EXERCISE BRIEF:
Give back every line exactly as it appears, pictures excluded.

-- START --

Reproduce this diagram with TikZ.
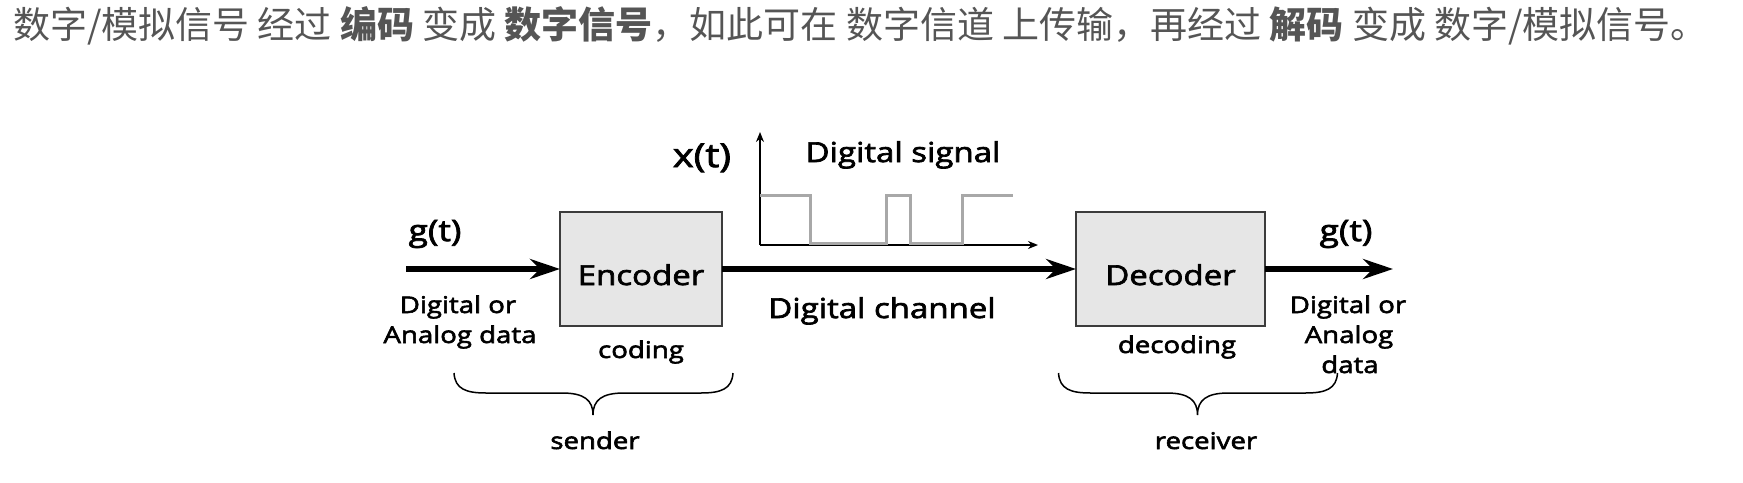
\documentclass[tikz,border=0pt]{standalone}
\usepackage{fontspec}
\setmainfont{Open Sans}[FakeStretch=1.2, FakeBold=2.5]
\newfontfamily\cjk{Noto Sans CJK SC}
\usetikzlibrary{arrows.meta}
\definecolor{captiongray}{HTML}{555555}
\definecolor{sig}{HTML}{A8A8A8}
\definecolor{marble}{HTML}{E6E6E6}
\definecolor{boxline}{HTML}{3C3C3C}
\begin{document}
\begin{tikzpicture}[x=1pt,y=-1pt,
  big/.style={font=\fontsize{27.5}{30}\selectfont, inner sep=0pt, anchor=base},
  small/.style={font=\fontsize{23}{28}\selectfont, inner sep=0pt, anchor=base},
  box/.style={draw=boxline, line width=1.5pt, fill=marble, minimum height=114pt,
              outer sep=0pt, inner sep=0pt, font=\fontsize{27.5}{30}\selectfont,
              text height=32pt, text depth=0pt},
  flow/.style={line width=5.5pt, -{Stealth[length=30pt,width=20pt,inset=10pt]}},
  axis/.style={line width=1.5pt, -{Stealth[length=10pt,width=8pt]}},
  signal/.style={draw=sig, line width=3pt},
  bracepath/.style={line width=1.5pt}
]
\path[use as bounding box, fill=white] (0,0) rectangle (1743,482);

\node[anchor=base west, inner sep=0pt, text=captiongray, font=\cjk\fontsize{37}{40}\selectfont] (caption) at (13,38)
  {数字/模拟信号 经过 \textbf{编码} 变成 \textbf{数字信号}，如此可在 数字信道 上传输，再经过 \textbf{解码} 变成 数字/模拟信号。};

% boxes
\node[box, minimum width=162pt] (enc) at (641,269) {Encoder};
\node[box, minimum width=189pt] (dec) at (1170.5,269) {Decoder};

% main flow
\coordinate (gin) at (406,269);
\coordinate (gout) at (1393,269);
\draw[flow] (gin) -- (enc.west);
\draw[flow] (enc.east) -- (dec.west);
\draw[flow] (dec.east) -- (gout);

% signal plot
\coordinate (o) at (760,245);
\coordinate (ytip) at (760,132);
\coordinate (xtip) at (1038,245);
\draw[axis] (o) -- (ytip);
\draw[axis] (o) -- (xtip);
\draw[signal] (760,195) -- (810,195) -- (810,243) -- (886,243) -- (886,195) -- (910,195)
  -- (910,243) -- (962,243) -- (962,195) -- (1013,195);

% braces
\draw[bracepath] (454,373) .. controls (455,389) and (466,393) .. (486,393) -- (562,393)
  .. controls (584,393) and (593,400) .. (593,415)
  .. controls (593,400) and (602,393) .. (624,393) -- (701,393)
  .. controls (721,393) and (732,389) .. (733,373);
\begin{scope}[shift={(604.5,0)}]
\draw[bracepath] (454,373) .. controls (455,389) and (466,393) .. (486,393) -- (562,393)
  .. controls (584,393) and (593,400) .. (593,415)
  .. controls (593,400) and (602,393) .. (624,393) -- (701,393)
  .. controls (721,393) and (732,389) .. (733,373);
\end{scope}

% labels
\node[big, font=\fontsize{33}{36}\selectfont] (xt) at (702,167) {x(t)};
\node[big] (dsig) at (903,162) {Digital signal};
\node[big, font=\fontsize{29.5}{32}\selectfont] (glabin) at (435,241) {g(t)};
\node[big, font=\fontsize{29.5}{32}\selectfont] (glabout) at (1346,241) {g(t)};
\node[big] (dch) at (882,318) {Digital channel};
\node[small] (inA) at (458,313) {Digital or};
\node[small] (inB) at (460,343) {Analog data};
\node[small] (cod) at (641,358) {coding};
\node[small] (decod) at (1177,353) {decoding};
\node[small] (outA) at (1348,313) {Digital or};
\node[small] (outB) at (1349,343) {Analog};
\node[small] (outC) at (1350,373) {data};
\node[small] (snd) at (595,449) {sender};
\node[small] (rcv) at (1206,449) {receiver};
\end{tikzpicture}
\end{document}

-- END --

FINISHED ANSWER:
Reproduce this diagram with TikZ.
\documentclass[tikz,border=0pt]{standalone}
\usepackage{fontspec}
\setmainfont{Open Sans}[FakeStretch=1.2, FakeBold=2.5]
\newfontfamily\cjk{Noto Sans CJK SC}
\usetikzlibrary{arrows.meta}
\definecolor{captiongray}{HTML}{555555}
\definecolor{sig}{HTML}{A8A8A8}
\definecolor{marble}{HTML}{E6E6E6}
\definecolor{boxline}{HTML}{3C3C3C}
\begin{document}
\begin{tikzpicture}[x=1pt,y=-1pt,
  big/.style={font=\fontsize{27.5}{30}\selectfont, inner sep=0pt, anchor=base},
  small/.style={font=\fontsize{23}{28}\selectfont, inner sep=0pt, anchor=base},
  box/.style={draw=boxline, line width=1.5pt, fill=marble, minimum height=114pt,
              outer sep=0pt, inner sep=0pt, font=\fontsize{27.5}{30}\selectfont,
              text height=32pt, text depth=0pt},
  flow/.style={line width=5.5pt, -{Stealth[length=30pt,width=20pt,inset=10pt]}},
  axis/.style={line width=1.5pt, -{Stealth[length=10pt,width=8pt]}},
  signal/.style={draw=sig, line width=3pt},
  bracepath/.style={line width=1.5pt}
]
\path[use as bounding box, fill=white] (0,0) rectangle (1743,482);

\node[anchor=base west, inner sep=0pt, text=captiongray, font=\cjk\fontsize{37}{40}\selectfont] (caption) at (13,38)
  {数字/模拟信号 经过 \textbf{编码} 变成 \textbf{数字信号}，如此可在 数字信道 上传输，再经过 \textbf{解码} 变成 数字/模拟信号。};

% boxes
\node[box, minimum width=162pt] (enc) at (641,269) {Encoder};
\node[box, minimum width=189pt] (dec) at (1170.5,269) {Decoder};

% main flow
\coordinate (gin) at (406,269);
\coordinate (gout) at (1393,269);
\draw[flow] (gin) -- (enc.west);
\draw[flow] (enc.east) -- (dec.west);
\draw[flow] (dec.east) -- (gout);

% signal plot
\coordinate (o) at (760,245);
\coordinate (ytip) at (760,132);
\coordinate (xtip) at (1038,245);
\draw[axis] (o) -- (ytip);
\draw[axis] (o) -- (xtip);
\draw[signal] (760,195) -- (810,195) -- (810,243) -- (886,243) -- (886,195) -- (910,195)
  -- (910,243) -- (962,243) -- (962,195) -- (1013,195);

% braces
\draw[bracepath] (454,373) .. controls (455,389) and (466,393) .. (486,393) -- (562,393)
  .. controls (584,393) and (593,400) .. (593,415)
  .. controls (593,400) and (602,393) .. (624,393) -- (701,393)
  .. controls (721,393) and (732,389) .. (733,373);
\begin{scope}[shift={(604.5,0)}]
\draw[bracepath] (454,373) .. controls (455,389) and (466,393) .. (486,393) -- (562,393)
  .. controls (584,393) and (593,400) .. (593,415)
  .. controls (593,400) and (602,393) .. (624,393) -- (701,393)
  .. controls (721,393) and (732,389) .. (733,373);
\end{scope}

% labels
\node[big, font=\fontsize{33}{36}\selectfont] (xt) at (702,167) {x(t)};
\node[big] (dsig) at (903,162) {Digital signal};
\node[big, font=\fontsize{29.5}{32}\selectfont] (glabin) at (435,241) {g(t)};
\node[big, font=\fontsize{29.5}{32}\selectfont] (glabout) at (1346,241) {g(t)};
\node[big] (dch) at (882,318) {Digital channel};
\node[small] (inA) at (458,313) {Digital or};
\node[small] (inB) at (460,343) {Analog data};
\node[small] (cod) at (641,358) {coding};
\node[small] (decod) at (1177,353) {decoding};
\node[small] (outA) at (1348,313) {Digital or};
\node[small] (outB) at (1349,343) {Analog};
\node[small] (outC) at (1350,373) {data};
\node[small] (snd) at (595,449) {sender};
\node[small] (rcv) at (1206,449) {receiver};
\end{tikzpicture}
\end{document}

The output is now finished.